Covid-hit SMEs get business interruption insurance lifeline
Thousands of small businesses will have their claims coronavirus business interruption loss claims paid after the Supreme Court substantially allowed the FCA’s appeal on behalf of policy holders.
In today’s landmark ruling, the Supreme Court dismissed appeals from six insurers. Their ruling that insurance clauses offering cover for notifiable diseases extended to losses resulting from Covid-19 means small businesses forced to shut their doors during the first lockdown will now have their business interruption (BI) claims paid.
“Coronavirus is causing substantial loss and distress to businesses and many are under immense financial strain to stay afloat,” explained Sheldon Mills from the Financial Conduct Authority (FCA), which brought the original test case to clarify policy wordings that many insurers had used to deny cover to affected businesses.
“We will be working with insurers to ensure that they now move quickly to pay claims that the judgment says should be paid, making interim payments wherever possible. Insurers should also communicate directly and quickly with policyholders who have made claims affected by the judgment to explain next steps,” Mills added.
Many small businesses in the leisure, property and hospitality industries had to close or suffered losses that prompted them to make claims under their BI policies during 2020. However, thousands of policy holders were left empty-handed as most small business policies concentrated on property damage and not on unprecedented scenarios like a global pandemic.
In order to clarify the contractual uncertainty for policyholders and insurers, the FCA selected a representative sample of 21 types of policy issued by eight insurers. The FCA identified 370,000 policyholders that may be affected by the outcome of the test case.
The case was not intended to encompass all disputes, but the ruling provides a basis for insurers and policy owners to determine how much is payable under individual policies.
Today’s ruling follows on from the High Court's judgement in September that resolved some issues, but neither the FCA nor the insurers could reach an agreement.
While working with insurers to ensure claims are rapidly settled, the FCA added that each policy will need to be considered against the detailed judgment .
Claims need paid as quick as possible
MP Mel Stride and chair of the Commons Treasury select committee said the Supreme Court ruling will “provide a lifeline” for many businesses struggling through the pandemic. He backed the FCA’s undertaking to ensure that “valid claims are paid by insurers as quickly as possible”.
Offering a similar message, BDO’s Richard Cameron-Williams recognised that the judgement gives finality to the framework for interpreting the cover afforded by the policies, but warned that the industry still faces a huge challenge in working through the vast numbers of claims.
Rafi Saville, forensic partner at accountancy firm HW Fisher, said the ruling could have a ripple effect for the entire marketplace, with its conclusions likely to extend to other affected claims.
“Businesses who think they have a claim to make should consult their insurance documentation with a view to understanding whether their Covid related losses will be covered and start the claim process,” Saville said.

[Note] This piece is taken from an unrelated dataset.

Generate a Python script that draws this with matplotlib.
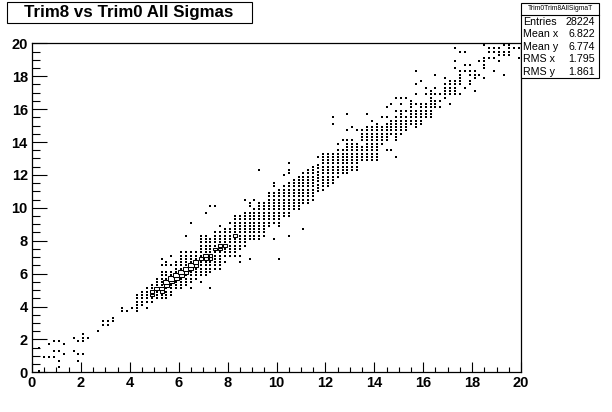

“We understand that policies covering ‘notifiable diseases’ will be covered under the ruling, so that is what businesses should be looking out for on their documentation.”
When Bill Mew wrote about the looming Supreme Court case on AccountingWEB back in November last year, he questioned the extent to which businesses can rely on insurers to cover black swan events: “Not all black swan events are entirely unforeseen, but interpreting signals among the background noise can be almost impossible even when we are risk-aware. Unfortunately, few organisations are sufficiently risk-aware or able to spot the signals – even when clear warnings are made.”